-- Start Dataset section --

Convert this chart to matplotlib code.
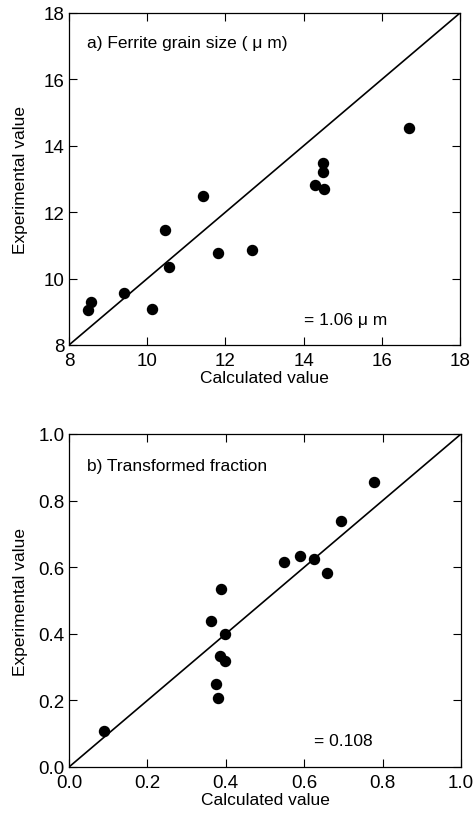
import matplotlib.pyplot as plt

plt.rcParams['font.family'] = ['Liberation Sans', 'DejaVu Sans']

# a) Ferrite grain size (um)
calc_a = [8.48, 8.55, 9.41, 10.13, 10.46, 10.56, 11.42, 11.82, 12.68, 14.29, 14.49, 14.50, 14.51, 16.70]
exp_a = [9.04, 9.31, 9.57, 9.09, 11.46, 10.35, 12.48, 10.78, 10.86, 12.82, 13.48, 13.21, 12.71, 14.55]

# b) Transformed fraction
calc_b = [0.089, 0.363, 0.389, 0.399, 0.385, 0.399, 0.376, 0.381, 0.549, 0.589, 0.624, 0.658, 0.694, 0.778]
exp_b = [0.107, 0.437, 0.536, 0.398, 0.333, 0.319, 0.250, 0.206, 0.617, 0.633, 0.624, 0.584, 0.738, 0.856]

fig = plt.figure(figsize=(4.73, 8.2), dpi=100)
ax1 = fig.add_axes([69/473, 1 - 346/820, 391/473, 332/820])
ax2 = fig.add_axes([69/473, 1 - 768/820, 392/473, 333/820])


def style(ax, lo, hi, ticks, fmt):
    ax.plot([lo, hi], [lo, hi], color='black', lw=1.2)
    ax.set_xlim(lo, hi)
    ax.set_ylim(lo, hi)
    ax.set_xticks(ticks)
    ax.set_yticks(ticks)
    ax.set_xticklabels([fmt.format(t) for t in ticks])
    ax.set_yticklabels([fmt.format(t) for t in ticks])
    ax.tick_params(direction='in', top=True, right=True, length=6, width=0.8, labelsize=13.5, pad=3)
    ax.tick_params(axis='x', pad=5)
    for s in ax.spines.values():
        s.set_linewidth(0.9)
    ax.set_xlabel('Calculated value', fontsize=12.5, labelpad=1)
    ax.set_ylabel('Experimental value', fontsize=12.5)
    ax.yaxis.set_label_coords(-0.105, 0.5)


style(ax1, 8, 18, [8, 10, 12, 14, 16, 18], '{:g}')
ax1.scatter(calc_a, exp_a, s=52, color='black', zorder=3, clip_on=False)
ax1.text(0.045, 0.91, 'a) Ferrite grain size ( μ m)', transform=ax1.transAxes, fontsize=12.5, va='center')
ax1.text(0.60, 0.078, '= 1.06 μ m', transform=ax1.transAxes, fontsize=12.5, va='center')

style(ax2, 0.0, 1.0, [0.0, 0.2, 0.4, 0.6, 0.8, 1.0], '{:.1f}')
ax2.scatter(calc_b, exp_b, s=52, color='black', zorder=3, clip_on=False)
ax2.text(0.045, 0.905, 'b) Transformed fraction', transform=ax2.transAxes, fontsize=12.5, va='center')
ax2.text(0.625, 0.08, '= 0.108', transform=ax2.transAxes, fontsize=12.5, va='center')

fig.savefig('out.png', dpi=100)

-- End Dataset section --

• _Your task_: Leave out the pictures and restate everything else word for word.

• _Solution to the problem_:
Convert this chart to matplotlib code.
import matplotlib.pyplot as plt

plt.rcParams['font.family'] = ['Liberation Sans', 'DejaVu Sans']

# a) Ferrite grain size (um)
calc_a = [8.48, 8.55, 9.41, 10.13, 10.46, 10.56, 11.42, 11.82, 12.68, 14.29, 14.49, 14.50, 14.51, 16.70]
exp_a = [9.04, 9.31, 9.57, 9.09, 11.46, 10.35, 12.48, 10.78, 10.86, 12.82, 13.48, 13.21, 12.71, 14.55]

# b) Transformed fraction
calc_b = [0.089, 0.363, 0.389, 0.399, 0.385, 0.399, 0.376, 0.381, 0.549, 0.589, 0.624, 0.658, 0.694, 0.778]
exp_b = [0.107, 0.437, 0.536, 0.398, 0.333, 0.319, 0.250, 0.206, 0.617, 0.633, 0.624, 0.584, 0.738, 0.856]

fig = plt.figure(figsize=(4.73, 8.2), dpi=100)
ax1 = fig.add_axes([69/473, 1 - 346/820, 391/473, 332/820])
ax2 = fig.add_axes([69/473, 1 - 768/820, 392/473, 333/820])


def style(ax, lo, hi, ticks, fmt):
    ax.plot([lo, hi], [lo, hi], color='black', lw=1.2)
    ax.set_xlim(lo, hi)
    ax.set_ylim(lo, hi)
    ax.set_xticks(ticks)
    ax.set_yticks(ticks)
    ax.set_xticklabels([fmt.format(t) for t in ticks])
    ax.set_yticklabels([fmt.format(t) for t in ticks])
    ax.tick_params(direction='in', top=True, right=True, length=6, width=0.8, labelsize=13.5, pad=3)
    ax.tick_params(axis='x', pad=5)
    for s in ax.spines.values():
        s.set_linewidth(0.9)
    ax.set_xlabel('Calculated value', fontsize=12.5, labelpad=1)
    ax.set_ylabel('Experimental value', fontsize=12.5)
    ax.yaxis.set_label_coords(-0.105, 0.5)


style(ax1, 8, 18, [8, 10, 12, 14, 16, 18], '{:g}')
ax1.scatter(calc_a, exp_a, s=52, color='black', zorder=3, clip_on=False)
ax1.text(0.045, 0.91, 'a) Ferrite grain size ( μ m)', transform=ax1.transAxes, fontsize=12.5, va='center')
ax1.text(0.60, 0.078, '= 1.06 μ m', transform=ax1.transAxes, fontsize=12.5, va='center')

style(ax2, 0.0, 1.0, [0.0, 0.2, 0.4, 0.6, 0.8, 1.0], '{:.1f}')
ax2.scatter(calc_b, exp_b, s=52, color='black', zorder=3, clip_on=False)
ax2.text(0.045, 0.905, 'b) Transformed fraction', transform=ax2.transAxes, fontsize=12.5, va='center')
ax2.text(0.625, 0.08, '= 0.108', transform=ax2.transAxes, fontsize=12.5, va='center')

fig.savefig('out.png', dpi=100)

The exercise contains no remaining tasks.